-- begin Provided data --

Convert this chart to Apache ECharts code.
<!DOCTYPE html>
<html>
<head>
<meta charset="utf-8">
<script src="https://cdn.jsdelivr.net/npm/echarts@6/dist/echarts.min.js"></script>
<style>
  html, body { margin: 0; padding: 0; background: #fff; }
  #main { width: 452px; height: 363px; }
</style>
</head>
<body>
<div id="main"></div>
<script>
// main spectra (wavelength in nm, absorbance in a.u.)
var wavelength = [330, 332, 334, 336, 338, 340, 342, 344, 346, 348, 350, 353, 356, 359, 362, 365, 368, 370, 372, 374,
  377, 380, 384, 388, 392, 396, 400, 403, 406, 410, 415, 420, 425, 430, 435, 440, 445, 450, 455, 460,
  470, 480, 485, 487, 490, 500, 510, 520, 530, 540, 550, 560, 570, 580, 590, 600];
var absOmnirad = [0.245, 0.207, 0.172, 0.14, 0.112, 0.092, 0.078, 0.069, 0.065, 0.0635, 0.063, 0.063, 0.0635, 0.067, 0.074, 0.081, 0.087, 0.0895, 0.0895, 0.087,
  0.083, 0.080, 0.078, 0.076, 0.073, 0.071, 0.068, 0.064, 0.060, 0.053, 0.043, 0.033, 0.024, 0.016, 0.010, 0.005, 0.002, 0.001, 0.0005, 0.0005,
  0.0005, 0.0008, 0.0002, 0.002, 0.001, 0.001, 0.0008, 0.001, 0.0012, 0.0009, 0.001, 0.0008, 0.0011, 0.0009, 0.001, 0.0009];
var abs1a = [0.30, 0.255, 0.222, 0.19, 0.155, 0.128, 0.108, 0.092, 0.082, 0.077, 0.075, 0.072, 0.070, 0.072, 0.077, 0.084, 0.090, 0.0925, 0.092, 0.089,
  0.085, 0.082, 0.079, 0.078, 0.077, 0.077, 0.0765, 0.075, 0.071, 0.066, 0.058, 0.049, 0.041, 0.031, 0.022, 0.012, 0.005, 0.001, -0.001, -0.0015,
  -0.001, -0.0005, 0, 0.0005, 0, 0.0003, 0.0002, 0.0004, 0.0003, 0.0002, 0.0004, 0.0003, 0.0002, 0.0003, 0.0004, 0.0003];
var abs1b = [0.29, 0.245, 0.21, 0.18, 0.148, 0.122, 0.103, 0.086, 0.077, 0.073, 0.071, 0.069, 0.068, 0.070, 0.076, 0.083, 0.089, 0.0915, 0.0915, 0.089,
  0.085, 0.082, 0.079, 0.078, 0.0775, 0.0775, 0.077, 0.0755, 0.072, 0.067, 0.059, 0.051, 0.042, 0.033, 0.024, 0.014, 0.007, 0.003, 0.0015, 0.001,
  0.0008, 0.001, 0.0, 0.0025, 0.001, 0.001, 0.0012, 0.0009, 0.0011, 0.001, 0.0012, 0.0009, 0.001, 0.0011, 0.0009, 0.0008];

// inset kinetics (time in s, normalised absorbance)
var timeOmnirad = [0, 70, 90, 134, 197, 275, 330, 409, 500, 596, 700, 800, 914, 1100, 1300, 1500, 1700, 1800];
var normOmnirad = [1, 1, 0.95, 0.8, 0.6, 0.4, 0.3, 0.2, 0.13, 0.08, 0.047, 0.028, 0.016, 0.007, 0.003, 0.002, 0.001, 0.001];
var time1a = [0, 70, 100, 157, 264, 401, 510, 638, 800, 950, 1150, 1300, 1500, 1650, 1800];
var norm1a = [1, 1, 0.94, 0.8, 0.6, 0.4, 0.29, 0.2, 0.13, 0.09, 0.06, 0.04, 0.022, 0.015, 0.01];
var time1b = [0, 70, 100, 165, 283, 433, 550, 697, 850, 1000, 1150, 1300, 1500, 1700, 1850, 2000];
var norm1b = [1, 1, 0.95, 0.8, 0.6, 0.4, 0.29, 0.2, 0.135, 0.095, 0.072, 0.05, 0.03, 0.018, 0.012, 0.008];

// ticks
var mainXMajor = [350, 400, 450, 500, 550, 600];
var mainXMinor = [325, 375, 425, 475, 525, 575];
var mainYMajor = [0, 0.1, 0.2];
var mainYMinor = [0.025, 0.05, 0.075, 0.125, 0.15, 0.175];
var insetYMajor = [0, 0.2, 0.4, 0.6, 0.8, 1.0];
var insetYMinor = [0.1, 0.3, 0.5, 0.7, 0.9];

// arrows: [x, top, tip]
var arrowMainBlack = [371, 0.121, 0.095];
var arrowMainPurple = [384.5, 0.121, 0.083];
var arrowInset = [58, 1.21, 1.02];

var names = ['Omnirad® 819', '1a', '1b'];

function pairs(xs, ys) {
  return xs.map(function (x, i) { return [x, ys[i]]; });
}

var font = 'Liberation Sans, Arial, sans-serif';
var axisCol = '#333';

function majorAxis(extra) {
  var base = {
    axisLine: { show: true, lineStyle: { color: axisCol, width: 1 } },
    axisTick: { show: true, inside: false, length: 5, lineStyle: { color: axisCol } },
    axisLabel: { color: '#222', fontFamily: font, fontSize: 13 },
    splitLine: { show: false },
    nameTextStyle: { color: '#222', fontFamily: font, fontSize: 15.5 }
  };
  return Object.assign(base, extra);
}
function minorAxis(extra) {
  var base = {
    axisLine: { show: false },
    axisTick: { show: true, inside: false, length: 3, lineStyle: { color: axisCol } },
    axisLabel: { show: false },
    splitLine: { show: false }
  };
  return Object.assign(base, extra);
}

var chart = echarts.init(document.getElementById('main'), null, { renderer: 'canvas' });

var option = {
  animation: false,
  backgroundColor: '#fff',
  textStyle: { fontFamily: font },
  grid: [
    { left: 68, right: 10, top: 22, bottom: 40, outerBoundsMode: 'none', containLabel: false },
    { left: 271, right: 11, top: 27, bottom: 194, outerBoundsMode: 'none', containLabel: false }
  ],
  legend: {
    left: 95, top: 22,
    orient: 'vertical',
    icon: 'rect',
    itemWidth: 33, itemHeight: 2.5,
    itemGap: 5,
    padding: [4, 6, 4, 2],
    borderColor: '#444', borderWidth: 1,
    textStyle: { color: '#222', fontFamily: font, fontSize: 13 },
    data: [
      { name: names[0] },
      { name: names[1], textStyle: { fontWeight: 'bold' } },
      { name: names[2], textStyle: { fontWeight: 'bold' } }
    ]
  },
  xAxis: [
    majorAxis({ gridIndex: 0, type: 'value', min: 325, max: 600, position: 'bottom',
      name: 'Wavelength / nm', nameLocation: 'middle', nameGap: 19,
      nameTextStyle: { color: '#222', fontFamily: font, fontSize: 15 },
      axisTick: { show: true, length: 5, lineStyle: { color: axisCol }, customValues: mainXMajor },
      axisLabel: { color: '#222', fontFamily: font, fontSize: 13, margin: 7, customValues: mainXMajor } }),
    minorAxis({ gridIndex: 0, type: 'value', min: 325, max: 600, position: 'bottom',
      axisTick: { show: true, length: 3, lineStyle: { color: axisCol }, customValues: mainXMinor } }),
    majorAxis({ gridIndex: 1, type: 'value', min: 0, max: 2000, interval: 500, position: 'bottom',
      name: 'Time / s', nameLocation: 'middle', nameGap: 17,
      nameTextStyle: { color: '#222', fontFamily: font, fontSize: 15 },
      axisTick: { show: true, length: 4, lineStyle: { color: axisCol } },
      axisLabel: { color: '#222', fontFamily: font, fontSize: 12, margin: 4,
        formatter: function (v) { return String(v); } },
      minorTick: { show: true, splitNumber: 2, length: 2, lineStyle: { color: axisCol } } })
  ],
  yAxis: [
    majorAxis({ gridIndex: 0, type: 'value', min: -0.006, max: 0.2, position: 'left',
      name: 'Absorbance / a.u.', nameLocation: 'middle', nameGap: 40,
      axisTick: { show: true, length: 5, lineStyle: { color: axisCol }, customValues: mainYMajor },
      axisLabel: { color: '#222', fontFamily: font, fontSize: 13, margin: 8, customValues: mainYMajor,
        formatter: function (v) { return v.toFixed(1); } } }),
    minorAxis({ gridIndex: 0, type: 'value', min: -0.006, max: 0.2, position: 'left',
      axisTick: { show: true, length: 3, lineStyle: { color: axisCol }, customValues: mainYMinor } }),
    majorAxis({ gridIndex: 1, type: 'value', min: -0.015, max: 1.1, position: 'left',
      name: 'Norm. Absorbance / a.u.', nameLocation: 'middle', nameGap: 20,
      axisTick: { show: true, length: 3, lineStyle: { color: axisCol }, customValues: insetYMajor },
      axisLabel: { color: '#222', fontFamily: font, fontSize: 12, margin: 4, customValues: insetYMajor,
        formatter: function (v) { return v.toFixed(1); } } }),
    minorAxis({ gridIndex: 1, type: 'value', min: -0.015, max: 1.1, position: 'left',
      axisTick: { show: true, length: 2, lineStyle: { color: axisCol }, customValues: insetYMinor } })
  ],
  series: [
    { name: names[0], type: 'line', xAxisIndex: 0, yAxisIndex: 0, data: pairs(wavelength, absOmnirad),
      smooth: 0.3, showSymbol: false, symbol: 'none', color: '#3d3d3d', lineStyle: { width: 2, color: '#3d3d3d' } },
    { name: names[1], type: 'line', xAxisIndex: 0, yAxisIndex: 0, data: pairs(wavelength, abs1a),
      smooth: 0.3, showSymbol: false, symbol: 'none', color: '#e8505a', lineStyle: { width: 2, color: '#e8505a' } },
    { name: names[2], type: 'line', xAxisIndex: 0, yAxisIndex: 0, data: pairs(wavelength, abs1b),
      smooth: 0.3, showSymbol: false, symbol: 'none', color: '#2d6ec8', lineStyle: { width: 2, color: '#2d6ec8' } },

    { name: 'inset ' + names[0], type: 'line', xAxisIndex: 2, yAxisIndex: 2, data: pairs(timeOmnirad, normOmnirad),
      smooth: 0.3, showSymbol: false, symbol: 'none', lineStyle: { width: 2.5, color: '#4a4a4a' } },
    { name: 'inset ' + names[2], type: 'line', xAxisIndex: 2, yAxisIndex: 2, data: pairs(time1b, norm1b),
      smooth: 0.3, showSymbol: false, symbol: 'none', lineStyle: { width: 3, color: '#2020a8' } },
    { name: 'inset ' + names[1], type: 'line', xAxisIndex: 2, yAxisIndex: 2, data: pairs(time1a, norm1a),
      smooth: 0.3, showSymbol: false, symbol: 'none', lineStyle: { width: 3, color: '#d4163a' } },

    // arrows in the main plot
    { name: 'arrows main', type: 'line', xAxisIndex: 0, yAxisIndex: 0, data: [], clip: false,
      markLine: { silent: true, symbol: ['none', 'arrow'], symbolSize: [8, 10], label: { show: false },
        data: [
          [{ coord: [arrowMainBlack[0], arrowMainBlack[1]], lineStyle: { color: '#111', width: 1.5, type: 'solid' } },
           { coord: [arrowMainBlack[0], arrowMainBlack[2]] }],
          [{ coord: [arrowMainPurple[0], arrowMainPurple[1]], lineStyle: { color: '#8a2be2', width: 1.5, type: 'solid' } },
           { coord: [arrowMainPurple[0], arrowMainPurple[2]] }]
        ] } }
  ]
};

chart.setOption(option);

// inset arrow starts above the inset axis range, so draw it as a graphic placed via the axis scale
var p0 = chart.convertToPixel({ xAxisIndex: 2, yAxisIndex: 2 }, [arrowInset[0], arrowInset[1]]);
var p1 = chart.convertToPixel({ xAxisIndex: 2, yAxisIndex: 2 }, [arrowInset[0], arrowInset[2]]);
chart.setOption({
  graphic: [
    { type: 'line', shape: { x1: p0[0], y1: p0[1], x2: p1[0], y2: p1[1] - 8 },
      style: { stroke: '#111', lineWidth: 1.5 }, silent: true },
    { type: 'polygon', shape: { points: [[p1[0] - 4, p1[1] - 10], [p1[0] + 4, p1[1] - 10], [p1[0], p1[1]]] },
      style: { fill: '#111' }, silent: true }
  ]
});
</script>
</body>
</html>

-- end Provided data --

§ Description of the task
Copy the lines from the start of the data verbatim, stopping after the line containing "0.0011, 0.0009, 0.0008];".

§ The reply
Convert this chart to Apache ECharts code.
<!DOCTYPE html>
<html>
<head>
<meta charset="utf-8">
<script src="https://cdn.jsdelivr.net/npm/echarts@6/dist/echarts.min.js"></script>
<style>
  html, body { margin: 0; padding: 0; background: #fff; }
  #main { width: 452px; height: 363px; }
</style>
</head>
<body>
<div id="main"></div>
<script>
// main spectra (wavelength in nm, absorbance in a.u.)
var wavelength = [330, 332, 334, 336, 338, 340, 342, 344, 346, 348, 350, 353, 356, 359, 362, 365, 368, 370, 372, 374,
  377, 380, 384, 388, 392, 396, 400, 403, 406, 410, 415, 420, 425, 430, 435, 440, 445, 450, 455, 460,
  470, 480, 485, 487, 490, 500, 510, 520, 530, 540, 550, 560, 570, 580, 590, 600];
var absOmnirad = [0.245, 0.207, 0.172, 0.14, 0.112, 0.092, 0.078, 0.069, 0.065, 0.0635, 0.063, 0.063, 0.0635, 0.067, 0.074, 0.081, 0.087, 0.0895, 0.0895, 0.087,
  0.083, 0.080, 0.078, 0.076, 0.073, 0.071, 0.068, 0.064, 0.060, 0.053, 0.043, 0.033, 0.024, 0.016, 0.010, 0.005, 0.002, 0.001, 0.0005, 0.0005,
  0.0005, 0.0008, 0.0002, 0.002, 0.001, 0.001, 0.0008, 0.001, 0.0012, 0.0009, 0.001, 0.0008, 0.0011, 0.0009, 0.001, 0.0009];
var abs1a = [0.30, 0.255, 0.222, 0.19, 0.155, 0.128, 0.108, 0.092, 0.082, 0.077, 0.075, 0.072, 0.070, 0.072, 0.077, 0.084, 0.090, 0.0925, 0.092, 0.089,
  0.085, 0.082, 0.079, 0.078, 0.077, 0.077, 0.0765, 0.075, 0.071, 0.066, 0.058, 0.049, 0.041, 0.031, 0.022, 0.012, 0.005, 0.001, -0.001, -0.0015,
  -0.001, -0.0005, 0, 0.0005, 0, 0.0003, 0.0002, 0.0004, 0.0003, 0.0002, 0.0004, 0.0003, 0.0002, 0.0003, 0.0004, 0.0003];
var abs1b = [0.29, 0.245, 0.21, 0.18, 0.148, 0.122, 0.103, 0.086, 0.077, 0.073, 0.071, 0.069, 0.068, 0.070, 0.076, 0.083, 0.089, 0.0915, 0.0915, 0.089,
  0.085, 0.082, 0.079, 0.078, 0.0775, 0.0775, 0.077, 0.0755, 0.072, 0.067, 0.059, 0.051, 0.042, 0.033, 0.024, 0.014, 0.007, 0.003, 0.0015, 0.001,
  0.0008, 0.001, 0.0, 0.0025, 0.001, 0.001, 0.0012, 0.0009, 0.0011, 0.001, 0.0012, 0.0009, 0.001, 0.0011, 0.0009, 0.0008];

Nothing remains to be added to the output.